Conçu comme un polar, Reprends ton souffle est l'œuvre d'une passionnée de montagne, fille de Chamonix, qui avec malice mêle tout au long du roman fiction et réalité. A côté de ses héros de papier, nombre de personnages bien réels (comme Yann Giezendanner, routeur montagne de Météo France ou Elizabeth Hawley, archiviste basée à Katmandou ) tandis que le père de Mathieu et ses mensonges évoquent les zones d'ombre d'un Maurice Herzog, vainqueur controversé de l'Annapurna. Ultimes clins d'œil, les héros se plaisent à citer récits, films et figures de l'alpinisme, nous laissant à la fin du livre bien incapable de démêler cette ascension mouvementée d'autres expéditions. Seul bémol à ce roman réussi : sans doute emportée par l'escalade du plaisir, l'auteure a cru nécessaire d'illustrer les sentiments profonds de son couple par quelques scènes de sexe cru qui ne dépareilleraient un vieux SAS. Une façon de conjuguer le verbe grimper qui, à notre avis, ne s'imposait pas. F.D.

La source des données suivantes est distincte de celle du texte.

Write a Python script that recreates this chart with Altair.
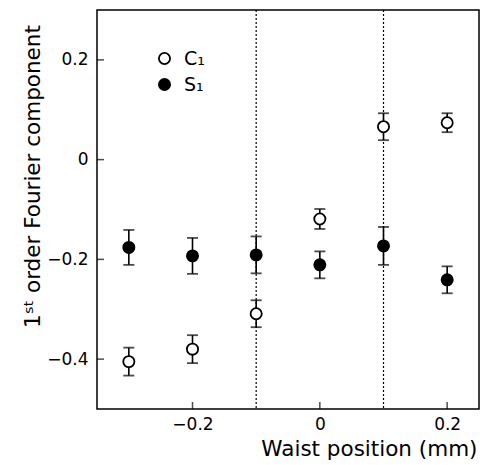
import altair as alt
import pandas as pd

# ---- data ----
waist = [-0.3, -0.2, -0.1, 0.0, 0.1, 0.2]
c1 = [-0.405, -0.380, -0.309, -0.119, 0.066, 0.074]
c1_err = [0.028, 0.028, 0.027, 0.020, 0.027, 0.019]
s1 = [-0.176, -0.193, -0.191, -0.211, -0.173, -0.241]
s1_err = [0.035, 0.036, 0.037, 0.027, 0.038, 0.027]
dashed_x = [-0.1, 0.1]
x_ticks = [-0.2, 0.0, 0.2]
y_ticks = [-0.4, -0.2, 0.0, 0.2]
series_names = ["C\u2081", "S\u2081"]

rows = []
for name, vals, errs in [(series_names[0], c1, c1_err), (series_names[1], s1, s1_err)]:
    for x, v, e in zip(waist, vals, errs):
        rows.append({"x": x, "y": v, "lo": v - e, "hi": v + e, "series": name})
df = pd.DataFrame(rows)
df_dash = pd.DataFrame({"x": dashed_x})
df_xt = pd.DataFrame({"x": x_ticks})
df_yt = pd.DataFrame({"y": y_ticks})

FONT = "DejaVu Sans"
W, H = 382, 399
TICK = 7
sx = alt.Scale(domain=[-0.35, 0.25], nice=False, zero=False)
sy = alt.Scale(domain=[-0.5, 0.3], nice=False, zero=False)

axis_x = alt.Axis(values=x_ticks, format="~g", ticks=False, tickSize=0, domain=False,
                  grid=False, labelFontSize=17, labelFont=FONT, labelColor="black",
                  labelPadding=7,
                  title="Waist position (mm)", titleFont=FONT, titleFontSize=21.5,
                  titleFontWeight="normal", titleColor="black", titleAnchor="end",
                  titleAlign="right", titleX=380, titleY=46, titleBaseline="alphabetic")
axis_y = alt.Axis(values=y_ticks, format="~g", ticks=False, tickSize=0, domain=False,
                  grid=False, labelFontSize=17, labelFont=FONT, labelColor="black",
                  labelPadding=9,
                  title="1\u02e2\u1d57 order Fourier component", titleFont=FONT,
                  titleFontSize=21.5, titleFontWeight="normal", titleColor="black",
                  titleX=-64, titleY=166, titleAlign="center", titleBaseline="middle",
                  titleAngle=270)

X = alt.X("x:Q", scale=sx, axis=axis_x)
base = alt.Chart(df)

dash = alt.Chart(df_dash).mark_rule(color="black", strokeWidth=1.2, strokeDash=[2, 2]).encode(
    x=X
)

err = base.mark_rule(color="black", strokeWidth=1.6).encode(
    x=X,
    y=alt.Y("lo:Q", scale=sy, axis=axis_y),
    y2="hi:Q",
)
cap_lo = base.mark_tick(orient="horizontal", color="black", size=11, thickness=1.8).encode(
    x=X,
    y=alt.Y("lo:Q", scale=sy, axis=axis_y),
)
cap_hi = base.mark_tick(orient="horizontal", color="black", size=11, thickness=1.8).encode(
    x=X,
    y=alt.Y("hi:Q", scale=sy, axis=axis_y),
)

points = base.mark_circle(size=125, strokeWidth=1.8, opacity=1).encode(
    x=X,
    y=alt.Y("y:Q", scale=sy, axis=axis_y),
    fill=alt.Fill("series:N",
                  scale=alt.Scale(domain=series_names, range=["white", "black"]),
                  legend=alt.Legend(title=None, orient="none", legendX=58, legendY=39,
                                    padding=0, symbolType="circle", symbolSize=125,
                                    symbolStrokeColor="black", symbolStrokeWidth=1.8,
                                    labelFont=FONT, labelFontSize=19, labelColor="black",
                                    labelOffset=10, rowPadding=6)),
    stroke=alt.value("black"),
)

# inward-pointing axis ticks
xt = alt.Chart(df_xt).mark_tick(orient="vertical", color="black", size=TICK,
                                thickness=1.5, yOffset=-TICK / 2).encode(
    x=X,
    y=alt.value(H),
)
yt = alt.Chart(df_yt).mark_tick(orient="horizontal", color="black", size=TICK,
                                thickness=1.5, xOffset=TICK / 2).encode(
    x=alt.value(0),
    y=alt.Y("y:Q", scale=sy, axis=axis_y),
)

chart = alt.layer(dash, err, cap_lo, cap_hi, points, xt, yt).properties(
    width=W, height=H,
    padding={"left": 97, "top": 10, "right": 9, "bottom": 56},
    autosize=alt.AutoSizeParams(type="none"),
    background="white",
).configure_view(stroke="black", strokeWidth=1.5)

chart.save("out.html", embed_options={"renderer": "svg", "actions": False})
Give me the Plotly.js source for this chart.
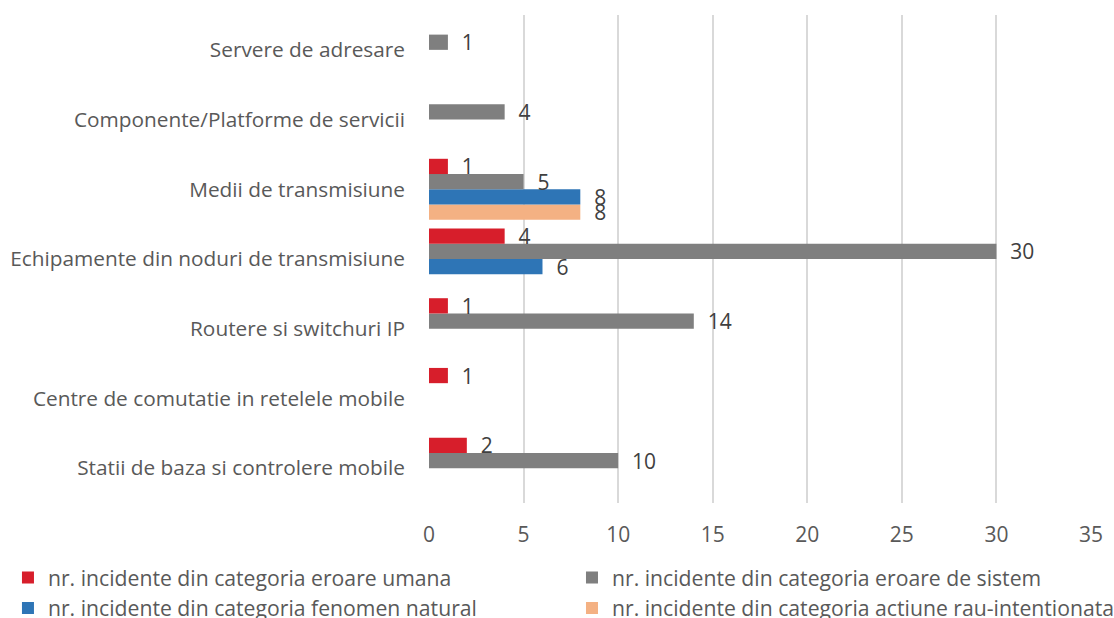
<!DOCTYPE html>
<html>
<head>
<meta charset="utf-8">
<script src="https://cdn.plot.ly/plotly-3.0.1.min.js"></script>
<style>html,body{margin:0;padding:0;background:#fff;}#chart{width:1114px;height:618px;}</style>
</head>
<body>
<div id="chart"></div>
<script>
var categories = [
  "Statii de baza si controlere mobile",
  "Centre de comutatie in retelele mobile",
  "Routere si switchuri IP",
  "Echipamente din noduri de transmisiune",
  "Medii de transmisiune",
  "Componente/Platforme de servicii",
  "Servere de adresare"
];
var eroareUmana    = [2, 1, 1, 4, 1, null, null];
var eroareSistem   = [10, null, 14, 30, 5, 4, 1];
var fenomenNatural = [null, null, null, 6, 8, null, null];
var actiuneRau     = [null, null, null, null, 8, null, null];

var seriesNames = [
  "nr. incidente din categoria eroare umana",
  "nr. incidente din categoria eroare de sistem",
  "nr. incidente din categoria fenomen natural",
  "nr. incidente din categoria actiune rau-intentionata"
];
var seriesColors = ["#D71E2B", "#7F7F7F", "#2E75B6", "#F4B183"];
var seriesLegends = ["legend", "legend2", "legend", "legend2"];
var seriesValues = [eroareUmana, eroareSistem, fenomenNatural, actiuneRau];

var font = "'Open Sans', sans-serif";
var fs = 21;
var traces = [];
for (var i = seriesValues.length - 1; i >= 0; i--) {
  traces.push({
    type: "bar",
    orientation: "h",
    name: seriesNames[i],
    legend: seriesLegends[i],
    x: seriesValues[i],
    y: categories,
    marker: {color: seriesColors[i]},
    text: seriesValues[i].map(function(v){ return v === null ? "" : "\u00a0\u00a0" + v; }),
    textposition: "outside",
    constraintext: "none",
    cliponaxis: false,
    textfont: {family: font, size: fs, color: "#404040"},
    hoverinfo: "x+name"
  });
}

var legendFont = {family: font, size: 21.2, color: "#595959"};
var layout = {
  width: 1114,
  height: 618,
  margin: {l: 429, r: 23, t: 15, b: 115, autoexpand: false},
  paper_bgcolor: "#fff",
  plot_bgcolor: "#fff",
  barmode: "group",
  bargap: 0.125,
  bargroupgap: 0,
  font: {family: font, size: fs, color: "#595959"},
  xaxis: {
    range: [0, 35],
    dtick: 5,
    showgrid: true,
    gridcolor: "#D9D9D9",
    gridwidth: 2,
    zeroline: false,
    showline: false,
    ticks: "",
    ticklabelstandoff: 17,
    tickfont: {family: font, size: fs, color: "#595959"},
    fixedrange: true
  },
  yaxis: {
    type: "category",
    categoryorder: "array",
    categoryarray: categories,
    showgrid: false,
    zeroline: false,
    showline: false,
    ticks: "",
    ticklabelstandoff: 23,
    tickfont: {family: font, size: 20.8, color: "#595959"},
    fixedrange: true
  },
  showlegend: true,
  legend: {
    orientation: "v",
    traceorder: "reversed",
    x: -0.636,
    xanchor: "left",
    y: -0.111,
    yanchor: "top",
    tracegroupgap: 0,
    font: legendFont,
    bgcolor: "rgba(0,0,0,0)"
  },
  legend2: {
    orientation: "v",
    traceorder: "reversed",
    x: 0.216,
    xanchor: "left",
    y: -0.111,
    yanchor: "top",
    tracegroupgap: 0,
    font: legendFont,
    bgcolor: "rgba(0,0,0,0)"
  }
};

Plotly.newPlot("chart", traces, layout, {displayModeBar: false, staticPlot: true});
</script>
</body>
</html>
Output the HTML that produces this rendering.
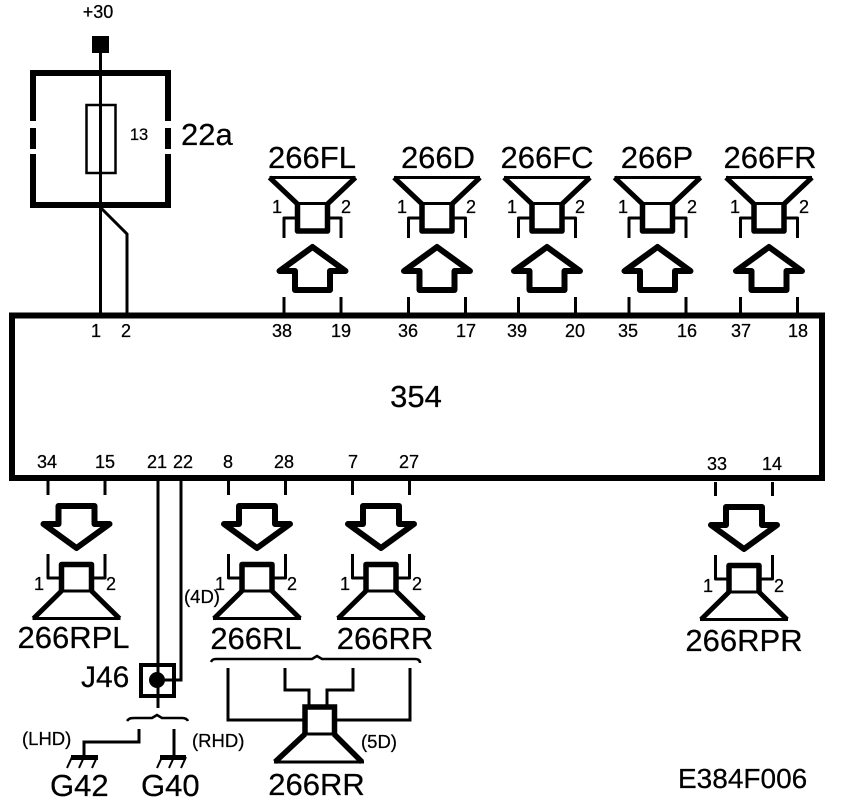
<!DOCTYPE html>
<html><head><meta charset="utf-8"><style>
html,body{margin:0;padding:0;background:#fff}
svg{display:block}
text{font-family:"Liberation Sans",sans-serif;fill:#000;stroke:#000;stroke-width:.25px}
.b{font-size:31px}.s{font-size:18px}.m{font-size:18.500px}
</style></head><body>
<svg width="864" height="804" viewBox="0 0 864 804" xmlns="http://www.w3.org/2000/svg">
<defs>
<g id="up" fill="none" stroke="#000" stroke-linejoin="round">
<path d="M-43 177.500H43" stroke-width="3"/>
<path d="M-43 177.500L-15 204M43 177.500L15 204" stroke-width="5"/>
<path d="M-15 203.500H15" stroke-width="3"/>
<path d="M-15 203V231H15V203" stroke-width="5.500"/>
<path d="M-28.500 238V218H-15M28.500 238V218H15" stroke-width="3"/>
<path d="M0 247L-33 271H-17.500V290H17.500V271H33Z" stroke-width="6"/>
<path d="M-28.500 297V316M28.500 297V316" stroke-width="3"/>
</g>
<g id="dn" fill="none" stroke="#000" stroke-linejoin="round">
<path d="M-28.500 481V495M28.500 481V495" stroke-width="3"/>
<path d="M-18 506H18V524H33L0 548L-33 524H-18Z" stroke-width="6"/>
<path d="M-28.500 554V578H-15M28.500 554V578H15" stroke-width="3"/>
<path d="M-15 591L-43 618.500M15 591L43 618.500" stroke-width="5"/>
<path d="M-44 618.500H44M-15 591H15" stroke-width="3"/>
<path d="M-15 592V564.500H15V592" stroke-width="5.500"/>
</g>
</defs>
<rect width="864" height="804" fill="#fff"/>

<!-- fuse block -->
<rect x="92" y="36" width="17" height="17" fill="#000"/>
<path d="M33 121V73H168V121M33 154V205H168V154M33 128V149M168 128V149" fill="none" stroke="#000" stroke-width="6"/>
<rect x="86.500" y="105" width="29" height="68" fill="none" stroke="#000" stroke-width="2.500"/>
<path d="M100.500 50V316M101 208L127 234V316" fill="none" stroke="#000" stroke-width="3"/>
<text x="98" y="18" text-anchor="middle" class="s">+30</text>
<text x="139" y="140" text-anchor="middle" style="font-size:16.500px">13</text>
<text x="181" y="145" class="b">22a</text>

<!-- main box -->
<rect x="12" y="315.500" width="810" height="162.500" fill="none" stroke="#000" stroke-width="6"/>
<text x="416" y="407" text-anchor="middle" class="b">354</text>

<!-- top speakers -->
<use href="#up" x="312.500"/><use href="#up" x="437"/><use href="#up" x="547"/><use href="#up" x="657.500"/><use href="#up" x="769"/>
<text x="312" y="168" text-anchor="middle" class="b">266FL</text>
<text x="438" y="168" text-anchor="middle" class="b">266D</text>
<text x="547" y="168" text-anchor="middle" class="b">266FC</text>
<text x="657" y="168" text-anchor="middle" class="b">266P</text>
<text x="770" y="168" text-anchor="middle" class="b">266FR</text>
<g text-anchor="middle">
<text x="277" y="213" class="s">1</text><text x="346" y="213" class="s">2</text>
<text x="402" y="213" class="s">1</text><text x="471" y="213" class="s">2</text>
<text x="512" y="213" class="s">1</text><text x="580" y="213" class="s">2</text>
<text x="623" y="213" class="s">1</text><text x="692" y="213" class="s">2</text>
<text x="735" y="213" class="s">1</text><text x="804" y="213" class="s">2</text>
<text x="282" y="337" class="s">38</text><text x="341" y="337" class="s">19</text>
<text x="408" y="337" class="s">36</text><text x="466" y="337" class="s">17</text>
<text x="517" y="337" class="s">39</text><text x="575" y="337" class="s">20</text>
<text x="628" y="337" class="s">35</text><text x="687" y="337" class="s">16</text>
<text x="741" y="337" class="s">37</text><text x="798" y="337" class="s">18</text>
<text x="96" y="337" class="s">1</text><text x="126" y="337" class="s">2</text>
<text x="47" y="468" class="s">34</text><text x="105" y="468" class="s">15</text>
<text x="157" y="468" class="s">21</text><text x="183" y="468" class="s">22</text>
<text x="228" y="468" class="s">8</text><text x="284" y="468" class="s">28</text>
<text x="353" y="468" class="s">7</text><text x="409" y="468" class="s">27</text>
<text x="717" y="470" class="s">33</text><text x="772" y="470" class="s">14</text>
<text x="39" y="590" class="s">1</text><text x="111" y="590" class="s">2</text>
<text x="220" y="590" class="s">1</text><text x="292" y="590" class="s">2</text>
<text x="345" y="590" class="s">1</text><text x="417" y="590" class="s">2</text>
<text x="708" y="592" class="s">1</text><text x="779" y="592" class="s">2</text>
</g>

<!-- bottom speakers -->
<use href="#dn" x="76.500"/><use href="#dn" x="257"/><use href="#dn" x="381"/><use href="#dn" transform="translate(744 1)"/>
<text x="73.500" y="648" text-anchor="middle" class="b">266RPL</text>
<text x="256" y="649" text-anchor="middle" class="b">266RL</text>
<text x="385" y="649" text-anchor="middle" class="b">266RR</text>
<text x="744" y="651" text-anchor="middle" class="b">266RPR</text>

<!-- J46 -->
<path d="M158 479V708M181 479V680H157" fill="none" stroke="#000" stroke-width="3"/>
<rect x="141" y="665" width="33" height="31" fill="none" stroke="#000" stroke-width="4"/>
<circle cx="157" cy="680" r="8" fill="#000"/>
<text x="81" y="687" style="font-size:30px">J46</text>
<text x="184" y="603" class="m">(4D)</text>

<!-- ground braces -->
<path d="M127 721C129 718 131 718 135 718H152L157 715L162 718H182C185 718 187 719 188 721" fill="none" stroke="#000" stroke-width="2.500"/>
<path d="M139 729V742H84V756M174 729V756" fill="none" stroke="#000" stroke-width="3"/>
<path d="M71 757.500H98M160 757.500H186" stroke="#000" stroke-width="5"/>
<path d="M72 757L67 768M84 757L79 768M97 757L92 768M162 757L157 768M174 757L169 768M186 757L181 768" stroke="#000" stroke-width="2"/>
<text x="22" y="745" class="m">(LHD)</text>
<text x="192" y="747" class="m">(RHD)</text>
<text x="50" y="796" class="b">G42</text>
<text x="141" y="796" class="b">G40</text>

<!-- rear 5D -->
<path d="M211 662C212 660 213 659 216 659H312L317 656L322 659H415C418 659 420 660 420 663" fill="none" stroke="#000" stroke-width="2.500"/>
<path d="M285 668V690H309V706M353 668V690H327V706M228 668V720H304M410 668V720H335" fill="none" stroke="#000" stroke-width="3"/>
<path d="M305 734L275 762M334 734L362 762" fill="none" stroke="#000" stroke-width="5.500"/>
<path d="M274 762H364M305 734H335" stroke="#000" stroke-width="3"/>
<path d="M305 735V707H334.500V735" fill="none" stroke="#000" stroke-width="5.500"/>
<text x="361" y="748" class="m">(5D)</text>
<text x="316.500" y="795" text-anchor="middle" class="b">266RR</text>

<text x="678" y="788" style="font-size:28px">E384F006</text>
</svg>
</body></html>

Mélanie Valier Reprends ton souffle Glénat, 260 pp., 19,95 €.
Récits d’en haut
C'est l'histoire d'un type qui «gratte la roche». Un grimpeur, donc. Adam Bielecki, star de l'alpinisme polonais y raconte ses exploits, ses joies, ses montagnes. «Les plus beaux moments d'alpinisme sont ceux où rien n'existe plus dans mon esprit que la conscience de mon corps et des quelques mètres de rocher autour de moi. Partant vers un sommet, je vais au-delà de ma peur […] dans un état de profonde concentration qui me purifie». Mais pourquoi font-ils tout cela, affrontent-ils ces dangers, risquent-ils leur vie? Zdzislaw Jan Ryn, psychiatre, donne une réponse dans le livre : «Dans toutes les situations extrêmes, l'homme atteint la limite de ses capacités et souvent la dépasse. En franchissant (ses) limites, on déclenche un ensemble de pathologies, comme une défense ultime devant un danger».
En réalité, ces «Conquérants de l'inutile», dixit l'alpiniste Lionel Terray, sont loin de faire n'importe quoi. «Toute participation à une expédition est une décision consciente, calculée selon ses capacités, ambition, force et compétences personnelles. Je ne connais personne, habituée des expéditions en haute montagne, qui entreprendrait des missions dépassant un risque calculé acceptable. Mais il arrive que les calculs soient erronés…», poursuit le journaliste grimpeur Zbyszek Piotrowicz.
De fait, dans cet ouvrage, on tombe et on se tue beaucoup, on perd ses doigts et ses orteils, on croise aussi un corps sur une paroi enveloppée de neige. Bref, on frissonne, mais on grimpe avec eux, 8000 après 8000. Une sensation rare. D.A.
Adam Bielecki Le gel ne me fermera pas les yeux, Guérin Paulsen, 300 pp., 25 euros.